● TASK INPUTS
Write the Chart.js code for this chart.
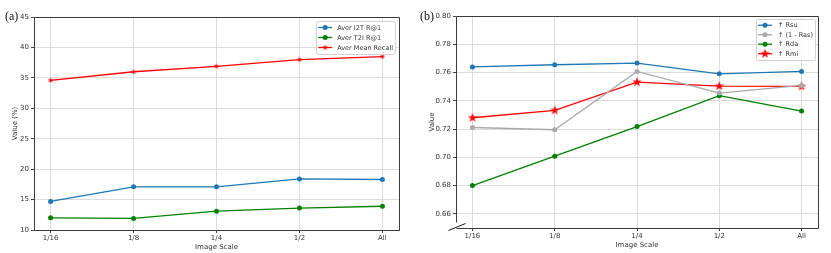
<!DOCTYPE html>
<html>
<head>
<meta charset="utf-8">
<script src="https://cdn.jsdelivr.net/npm/chart.js@4.4.0/dist/chart.umd.min.js"></script>
<style>
html, body { margin: 0; padding: 0; background: #fff; }
#wrap { position: relative; width: 831px; height: 253px; overflow: hidden; }
.panel { position: absolute; top: 0; }
.tag { position: absolute; font-family: "Liberation Serif", serif; font-size: 12px; color: #111; line-height: 1; }
</style>
</head>
<body>
<div id="wrap">
  <canvas id="chartA" class="panel" style="left:0;width:415px;height:253px" width="415" height="253"></canvas>
  <canvas id="chartB" class="panel" style="left:415px;width:416px;height:253px" width="416" height="253"></canvas>
  <div class="tag" style="left:5px;top:10px">(a)</div>
  <div class="tag" style="left:420px;top:10px">(b)</div>
</div>
<script>
// datos
const escalas = ['1/16', '1/8', '1/4', '1/2', 'All'];

// panel (a)
const averI2T = [14.7, 17.1, 17.1, 18.4, 18.3];
const averT2I = [12.0, 11.9, 13.1, 13.6, 13.9];
const averMeanRecall = [34.6, 36.0, 36.9, 38.0, 38.5];
const ticksA = [10, 15, 20, 25, 30, 35, 40, 45];

// panel (b)
const rsu = [0.764, 0.7655, 0.7667, 0.7591, 0.7608];
const unoMenosRas = [0.7211, 0.7195, 0.7608, 0.7455, 0.7509];
const rda = [0.680, 0.7008, 0.7218, 0.7436, 0.7327];
const rmi = [0.728, 0.7332, 0.7532, 0.7504, 0.7502];
const ticksB = [0.66, 0.68, 0.70, 0.72, 0.74, 0.76, 0.78, 0.80];

const FUENTE = 'DejaVu Sans';
const GRIS_GRID = '#dcdcdc';
const GRIS_TEXTO = '#333';

// marcador estrella rellena (tipo matplotlib '*')
function crearEstrella(r, color) {
    const c = document.createElement('canvas');
    const s = Math.ceil(r * 2 + 2);
    c.width = s; c.height = s;
    const g = c.getContext('2d');
    const cx = s / 2, cy = s / 2;
    g.beginPath();
    for (let i = 0; i < 10; i++) {
        const rad = i % 2 === 0 ? r : r * 0.4;
        const a = -Math.PI / 2 + i * Math.PI / 5;
        const px = cx + rad * Math.cos(a), py = cy + rad * Math.sin(a);
        if (i === 0) g.moveTo(px, py); else g.lineTo(px, py);
    }
    g.closePath();
    g.fillStyle = color;
    g.fill();
    return c;
}

const aPuntos = arr => arr.map((v, i) => ({ x: i, y: v }));

// marco de los ejes (spines) + corte del eje en (b)
const marcoPlugin = {
    id: 'marco',
    afterDatasetsDraw(chart, args, opts) {
        const { left, right, top, bottom } = chart.chartArea;
        const ctx = chart.ctx;
        ctx.save();
        ctx.strokeStyle = '#3a3a3a';
        ctx.lineWidth = 1;
        ctx.beginPath();
        const l = Math.round(left) + 0.5, r = Math.round(right) + 0.5;
        const t = Math.round(top) + 0.5, b = Math.round(bottom) + 0.5;
        ctx.moveTo(l, t); ctx.lineTo(r, t); ctx.lineTo(r, b); ctx.lineTo(l, b);
        if (opts.corte) {
            ctx.moveTo(l, t); ctx.lineTo(l, b - 6);
            ctx.stroke();
            ctx.beginPath();
            ctx.strokeStyle = '#111';
            ctx.moveTo(l - 8, b + 2);
            ctx.lineTo(l + 9, b - 5);
        } else {
            ctx.lineTo(l, t);
        }
        ctx.stroke();
        ctx.restore();
    }
};

// leyenda dentro del área del gráfico, arriba a la derecha
const leyendaPlugin = {
    id: 'leyenda',
    afterDraw(chart, args, opts) {
        const ctx = chart.ctx;
        const ds = chart.data.datasets;
        ctx.save();
        ctx.font = opts.fontSize + 'px "' + FUENTE + '"';
        const anchoTexto = Math.max(...ds.map(d => ctx.measureText(d.label).width));
        const w = opts.padX * 2 + opts.handleW + opts.gap + anchoTexto;
        const h = opts.padY * 2 + ds.length * opts.rowH;
        const x = chart.chartArea.right - opts.inset - w;
        const y = chart.chartArea.top + opts.inset;
        ctx.fillStyle = 'rgba(255,255,255,0.85)';
        ctx.strokeStyle = '#d0d0d0';
        ctx.lineWidth = 1;
        ctx.beginPath();
        ctx.roundRect(Math.round(x) + 0.5, Math.round(y) + 0.5, w, h, 2);
        ctx.fill();
        ctx.stroke();
        ds.forEach((d, i) => {
            const cy = y + opts.padY + opts.rowH * (i + 0.5);
            const x0 = x + opts.padX, x1 = x0 + opts.handleW;
            ctx.strokeStyle = d.borderColor;
            ctx.lineWidth = d.borderWidth;
            ctx.beginPath();
            ctx.moveTo(x0, cy); ctx.lineTo(x1, cy);
            ctx.stroke();
            ctx.fillStyle = d.pointBackgroundColor;
            ctx.strokeStyle = d.pointBorderColor;
            Chart.helpers.drawPoint(ctx, {
                pointStyle: d.pointStyle, radius: d.pointRadius, rotation: 0, borderWidth: 0
            }, (x0 + x1) / 2, cy);
            ctx.fillStyle = GRIS_TEXTO;
            ctx.textBaseline = 'middle';
            ctx.fillText(d.label, x1 + opts.gap, cy + 0.5);
        });
        ctx.restore();
    }
};

function serie(label, data, color, estilo, radio) {
    return {
        label: label,
        data: aPuntos(data),
        borderColor: color,
        backgroundColor: color,
        pointBackgroundColor: color,
        pointBorderColor: color,
        borderWidth: 1.3,
        pointStyle: estilo,
        pointRadius: radio,
        pointBorderWidth: 0,
        tension: 0
    };
}

function opcionesEjes(cfg) {
    return {
        x: {
            type: 'linear',
            min: -0.2,
            max: 4.2,
            afterBuildTicks: s => { s.ticks = escalas.map((_, i) => ({ value: i })); },
            afterFit: s => { s.height = cfg.altoX; },
            grid: { color: GRIS_GRID, lineWidth: 1, tickLength: 3, tickColor: '#444' },
            border: { display: false },
            ticks: {
                autoSkip: false, maxRotation: 0, padding: 1,
                color: GRIS_TEXTO, font: { family: FUENTE, size: 7 },
                callback: v => escalas[v]
            },
            title: {
                display: true, text: 'Image Scale', color: GRIS_TEXTO,
                font: { family: FUENTE, size: 7 }, padding: { top: 0, bottom: cfg.padTituloX }
            }
        },
        y: {
            type: 'linear',
            min: cfg.min,
            max: cfg.max,
            afterBuildTicks: s => { s.ticks = cfg.ticks.map(v => ({ value: v })); },
            afterFit: s => { s.width = cfg.anchoY; },
            grid: { color: GRIS_GRID, lineWidth: 1, tickLength: 3, tickColor: '#444' },
            border: { display: false },
            ticks: {
                padding: 2, color: GRIS_TEXTO, font: { family: FUENTE, size: 7 },
                callback: cfg.formato
            },
            title: {
                display: true, text: cfg.tituloY, color: GRIS_TEXTO,
                font: { family: FUENTE, size: 7 }, padding: { top: cfg.padTituloY, bottom: 0 }
            }
        }
    };
}

new Chart(document.getElementById('chartA'), {
    type: 'line',
    data: {
        datasets: [
            serie('Aver I2T R@1', averI2T, '#1f77b4', 'circle', 2.5),
            serie('Aver T2I R@1', averT2I, '#008000', 'circle', 2.5),
            serie('Aver Mean Recall', averMeanRecall, '#ff0000', crearEstrella(3, '#ff0000'), 3)
        ]
    },
    options: {
        responsive: false,
        animation: false,
        devicePixelRatio: 1,
        layout: { padding: { top: 17, right: 16, bottom: 0, left: 0 } },
        plugins: {
            legend: { display: false },
            tooltip: { enabled: false },
            marco: { corte: false },
            leyenda: { fontSize: 6.5, rowH: 10, padX: 2, padY: 1.5, handleW: 14, gap: 5, inset: 4 }
        },
        scales: opcionesEjes({
            min: 10, max: 45, ticks: ticksA, anchoY: 34, altoX: 23,
            tituloY: 'Value (%)', padTituloY: 11, padTituloX: 2,
            formato: v => v
        })
    },
    plugins: [marcoPlugin, leyendaPlugin]
});

new Chart(document.getElementById('chartB'), {
    type: 'line',
    data: {
        datasets: [
            serie('\u2191 Rsu', rsu, '#1f77b4', 'circle', 2.5),
            serie('\u2191 (1 - Ras)', unoMenosRas, '#a9a9a9', 'circle', 2.5),
            serie('\u2191 Rda', rda, '#008000', 'circle', 2.5),
            serie('\u2191 Rmi', rmi, '#ff0000', crearEstrella(5, '#ff0000'), 5)
        ]
    },
    options: {
        responsive: false,
        animation: false,
        devicePixelRatio: 1,
        layout: { padding: { top: 16, right: 13, bottom: 0, left: 0 } },
        plugins: {
            legend: { display: false },
            tooltip: { enabled: false },
            marco: { corte: true },
            leyenda: { fontSize: 6.5, rowH: 9.5, padX: 2, padY: 1.5, handleW: 14, gap: 6, inset: 3 }
        },
        scales: opcionesEjes({
            min: 0.65, max: 0.80, ticks: ticksB, anchoY: 41, altoX: 25,
            tituloY: 'Value', padTituloY: 13, padTituloX: 4,
            formato: v => Number(v).toFixed(2)
        })
    },
    plugins: [marcoPlugin, leyendaPlugin]
});
</script>
</body>
</html>
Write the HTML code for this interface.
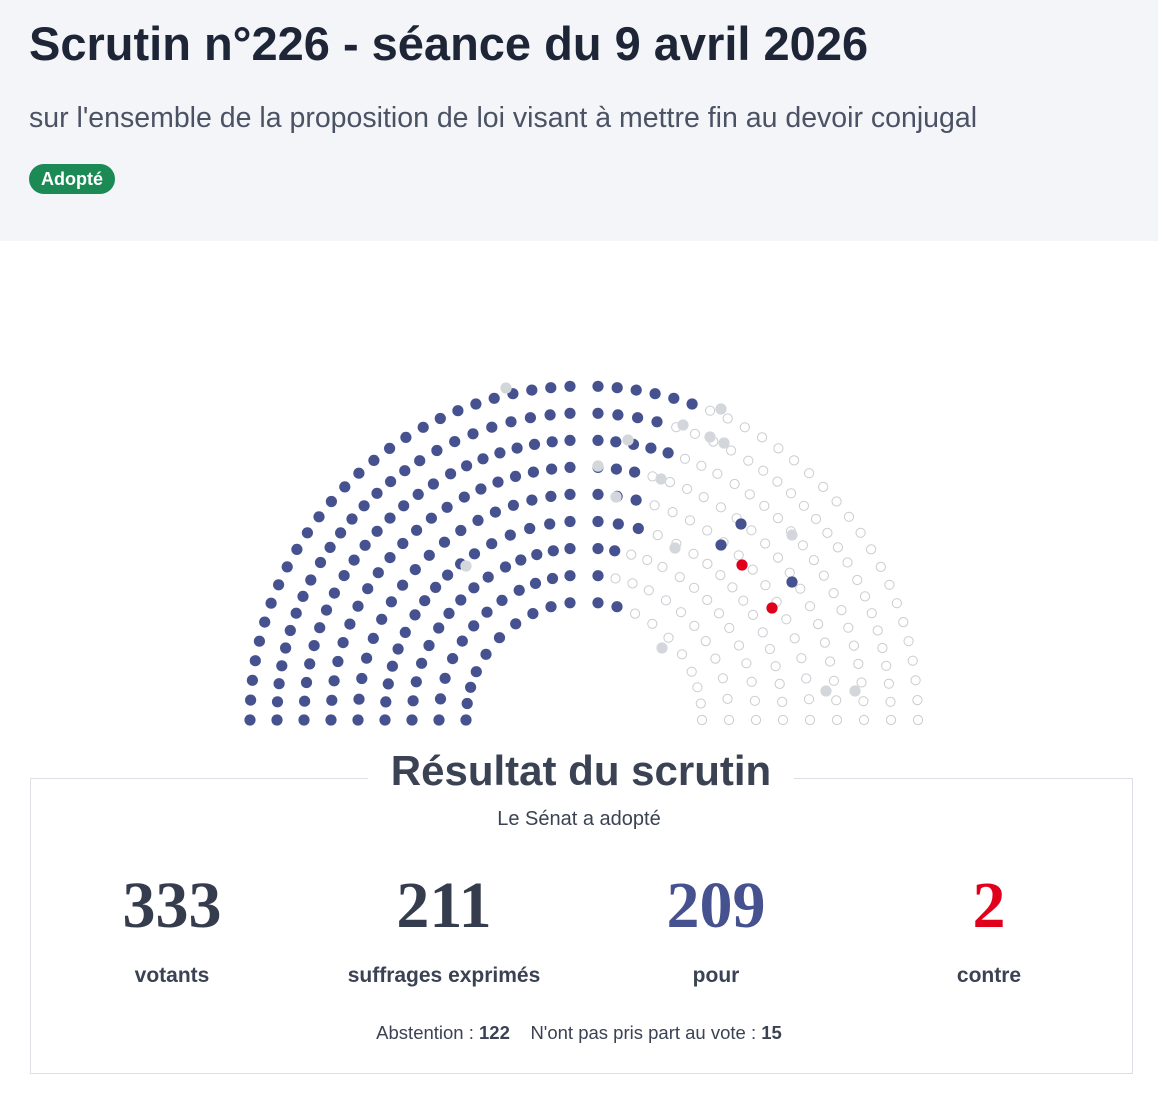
<!DOCTYPE html>
<html><head><meta charset="utf-8">
<style>
body{margin:0;width:1158px;height:1110px;background:#fff;font-family:"Liberation Sans",sans-serif;position:relative;overflow:hidden}
.hd{position:absolute;left:0;top:0;width:1158px;height:241px;background:#f3f5f8}
h1{position:absolute;left:29px;top:16px;margin:0;font-size:47px;font-weight:bold;color:#1e2537;letter-spacing:0px}
.sub{position:absolute;left:29px;top:102px;font-size:28.5px;color:#4b5264}
.badge{position:absolute;left:29px;top:164px;width:86px;height:30px;border-radius:15px;background:#1b8a55;color:#fff;font-weight:bold;font-size:18px;line-height:30px;text-align:center}
svg{position:absolute;left:0;top:0}
.box{position:absolute;left:30px;top:778px;width:1101px;height:294px;border:1px solid #dcdfe3}
.bt{position:absolute;left:368px;top:747px;width:426px;background:#fff;text-align:center;font-size:42px;font-weight:bold;color:#3a4253}
.st{position:absolute;left:0;width:1158px;top:808px;text-align:center;font-size:20px;color:#3a4253}
.n{position:absolute;top:868px;width:300px;text-align:center;font-family:"Liberation Serif",serif;font-weight:bold;font-size:66px;color:#343c4d}
.l{position:absolute;top:964px;width:300px;text-align:center;font-size:21px;font-weight:bold;color:#3a4253}
.f{position:absolute;left:0;width:1158px;top:1022px;text-align:center;font-size:18.5px;color:#3a4253}
</style></head><body>
<div class="hd"></div>
<h1>Scrutin n°226 - séance du 9 avril 2026</h1>
<div class="sub">sur l'ensemble de la proposition de loi visant à mettre fin au devoir conjugal</div>
<div class="badge">Adopté</div>
<svg id="s" width="1158" height="760"></svg>
<div class="box"></div>
<div class="bt">Résultat du scrutin</div>
<div class="st">Le Sénat a adopté</div>
<div class="n" style="left:22px">333</div>
<div class="n" style="left:294px">211</div>
<div class="n" style="left:566px;color:#465290">209</div>
<div class="n" style="left:839px;color:#e1001c">2</div>
<div class="l" style="left:22px">votants</div>
<div class="l" style="left:294px">suffrages exprimés</div>
<div class="l" style="left:566px">pour</div>
<div class="l" style="left:839px">contre</div>
<div class="f">Abstention : <b>122</b> &nbsp;&nbsp; N'ont pas pris part au vote : <b>15</b></div>
<script>
var s=document.getElementById('s'),h='',cx=584,cy=720;
var bd=[0,29,59.5,90,120.5,151,180],hw=[0,10,10,14,10,10,0];
var lim=[630,615,615,640,640,650,670,670,695];
var B='#465290',G='#d3d6db',R='#e1001c';
function c(x,y,t){if(t=='h')h+='<circle cx="'+x.toFixed(1)+'" cy="'+y.toFixed(1)+'" r="4.6" fill="#fff" stroke="#c9ccd1" stroke-width="1"/>';else h+='<circle cx="'+x.toFixed(1)+'" cy="'+y.toFixed(1)+'" r="5.6" fill="'+t+'"/>';}
for(var i=0;i<9;i++){var r=118+27*i;
 for(var j=0;j<6;j++){
  var a0=bd[j]*Math.PI/180+Math.asin(hw[j]/r),a1=bd[j+1]*Math.PI/180-Math.asin(hw[j+1]/r);
  var n=Math.max(1,Math.round(r*(a1-a0)/19));
  for(var k=0;k<=n;k++){var a=a0+(a1-a0)*k/n;var x=cx-r*Math.cos(a),y=cy-r*Math.sin(a);
   var t=x<584?B:(x<lim[i]?B:'h');c(x,y,t);}}}
[[506,388],[466,566],[721,409],[710,437],[724,443],[683,425],[628,440],[598,466],[661,479],[616,497],[675,548],[662,648],[826,691],[855,691],[792,535]].forEach(function(p){c(p[0],p[1],'#fff');c(p[0],p[1],G);});
[[741,524],[721,545],[792,582]].forEach(function(p){c(p[0],p[1],'#fff');c(p[0],p[1],B);});
[[742,565],[772,608]].forEach(function(p){c(p[0],p[1],'#fff');c(p[0],p[1],R);});
s.innerHTML=h;
</script>
</body></html>
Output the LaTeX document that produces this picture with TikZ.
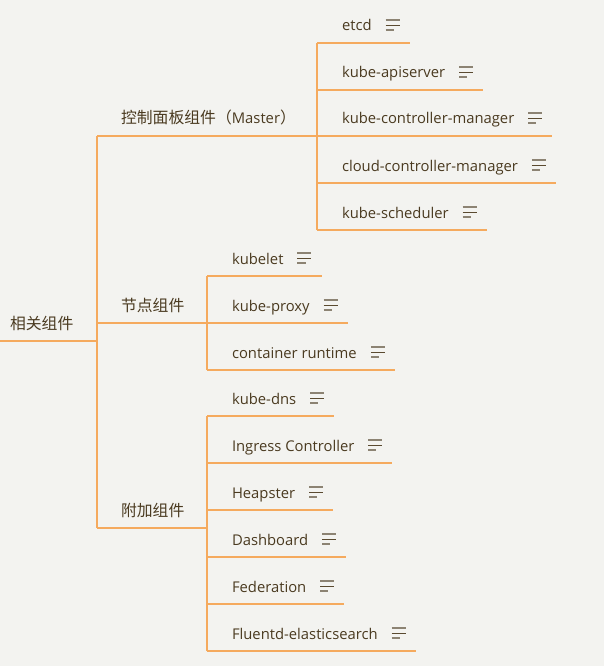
\documentclass[tikz,border=0pt]{standalone}
\usepackage{fontspec}
\setmainfont{Open Sans}
\newfontfamily\cjk[Scale=1.07]{Noto Sans CJK SC}
\usepackage{tikz}

\definecolor{bgcol}{HTML}{F3F3F0}
\definecolor{linecol}{HTML}{F5AA5E}
\definecolor{textcol}{HTML}{4A3A20}
\definecolor{notegray}{HTML}{8C8373}
\definecolor{notedark}{HTML}{5A4A30}

\newcommand\noteicon{\makebox[14pt][l]{%
  \rlap{\raisebox{10.2pt}{\color{notegray}\rule{14pt}{1.6pt}}}%
  \rlap{\raisebox{4.7pt}{\color{notedark}\rule{14pt}{1.6pt}}}%
  \raisebox{0.2pt}{\color{notegray}\rule{8pt}{1.6pt}}}}
\newcommand\leaf[1]{\hspace*{25pt}#1\hspace{14pt}\noteicon\hspace*{10pt}}
\newcommand\topictext[2]{\hspace*{#1}#2}

\begin{document}
\begin{tikzpicture}[x=1pt,y=-1pt,
  branch/.style={draw=linecol,line width=1.2pt},
  topic/.style={anchor=south west,inner sep=0pt,outer sep=0pt,text depth=12pt,
    text=textcol,font=\fontsize{14.8}{17}\selectfont}]

 \fill[bgcol] (0,0) rectangle (604,666);
 \useasboundingbox (0,0) rectangle (604,666);

 % root and main topics
 \node[topic] (root)   at (0,341)  {\topictext{10pt}{\cjk 相关组件}};
 \node[topic] (master) at (97,136) {\topictext{24pt}{{\cjk 控制面板组件（}Master{\cjk ）}}};
 \node[topic] (nodes)  at (97,323) {\topictext{24pt}{\cjk 节点组件}};
 \node[topic] (addons) at (97,528) {\topictext{24pt}{\cjk 附加组件}};

 % master components
 \node[topic] (etcd)  at (317,43)  {\leaf{etcd}};
 \node[topic] (api)   at (317,90)  {\leaf{kube-apiserver}};
 \node[topic] (kcm)   at (317,136) {\leaf{kube-controller-manager}};
 \node[topic] (ccm)   at (317,183) {\leaf{cloud-controller-manager}};
 \node[topic] (sched) at (317,230) {\leaf{kube-scheduler}};

 % node components
 \node[topic] (kubelet) at (207,276) {\leaf{kubelet}};
 \node[topic] (proxy)   at (207,323) {\leaf{kube-proxy}};
 \node[topic] (runtime) at (207,370) {\leaf{container runtime}};

 % addons
 \node[topic] (dns)     at (207,416) {\leaf{kube-dns}};
 \node[topic] (ingress) at (207,463) {\leaf{Ingress Controller}};
 \node[topic] (heap)    at (207,510) {\leaf{Heapster}};
 \node[topic] (dash)    at (207,557) {\leaf{Dashboard}};
 \node[topic] (fed)     at (207,604) {\leaf{Federation}};
 \node[topic] (fluent)  at (207,651) {\leaf{Fluentd-elasticsearch}};

 % trunk
 \draw[branch] (root.south west) -- (root.south west -| master.south west);
 \draw[branch] (master.south west) -- (addons.south west);
 \draw[branch] (master.south west) -- (master.south west -| etcd.south west);
 \draw[branch] (nodes.south west) -- (nodes.south west -| kubelet.south west);
 \draw[branch] (addons.south west) -- (addons.south west -| dns.south west);

 % branches
 \draw[branch] (etcd.south west) -- (sched.south west);
 \draw[branch] (kubelet.south west) -- (runtime.south west);
 \draw[branch] (dns.south west) -- (fluent.south west);
 \draw[branch] (etcd.south west) -- (etcd.south east)
               (api.south west) -- (api.south east)
               (kcm.south west) -- (kcm.south east)
               (ccm.south west) -- (ccm.south east)
               (sched.south west) -- (sched.south east);
 \draw[branch] (kubelet.south west) -- (kubelet.south east)
               (proxy.south west) -- (proxy.south east)
               (runtime.south west) -- (runtime.south east);
 \draw[branch] (dns.south west) -- (dns.south east)
               (ingress.south west) -- (ingress.south east)
               (heap.south west) -- (heap.south east)
               (dash.south west) -- (dash.south east)
               (fed.south west) -- (fed.south east)
               (fluent.south west) -- (fluent.south east);
\end{tikzpicture}
\end{document}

● INSTRUCTIONS FOR THE TASK
Only the lines from the start of the records through the line containing "const ticksB = [0.66, 0.68, 0.70, 0.72, 0.74, 0.76, 0.78, 0.80];" should be repeated, word for word, with the pictures left out.

● FULL RESPONSE
Write the Chart.js code for this chart.
<!DOCTYPE html>
<html>
<head>
<meta charset="utf-8">
<script src="https://cdn.jsdelivr.net/npm/chart.js@4.4.0/dist/chart.umd.min.js"></script>
<style>
html, body { margin: 0; padding: 0; background: #fff; }
#wrap { position: relative; width: 831px; height: 253px; overflow: hidden; }
.panel { position: absolute; top: 0; }
.tag { position: absolute; font-family: "Liberation Serif", serif; font-size: 12px; color: #111; line-height: 1; }
</style>
</head>
<body>
<div id="wrap">
  <canvas id="chartA" class="panel" style="left:0;width:415px;height:253px" width="415" height="253"></canvas>
  <canvas id="chartB" class="panel" style="left:415px;width:416px;height:253px" width="416" height="253"></canvas>
  <div class="tag" style="left:5px;top:10px">(a)</div>
  <div class="tag" style="left:420px;top:10px">(b)</div>
</div>
<script>
// datos
const escalas = ['1/16', '1/8', '1/4', '1/2', 'All'];

// panel (a)
const averI2T = [14.7, 17.1, 17.1, 18.4, 18.3];
const averT2I = [12.0, 11.9, 13.1, 13.6, 13.9];
const averMeanRecall = [34.6, 36.0, 36.9, 38.0, 38.5];
const ticksA = [10, 15, 20, 25, 30, 35, 40, 45];

// panel (b)
const rsu = [0.764, 0.7655, 0.7667, 0.7591, 0.7608];
const unoMenosRas = [0.7211, 0.7195, 0.7608, 0.7455, 0.7509];
const rda = [0.680, 0.7008, 0.7218, 0.7436, 0.7327];
const rmi = [0.728, 0.7332, 0.7532, 0.7504, 0.7502];
const ticksB = [0.66, 0.68, 0.70, 0.72, 0.74, 0.76, 0.78, 0.80];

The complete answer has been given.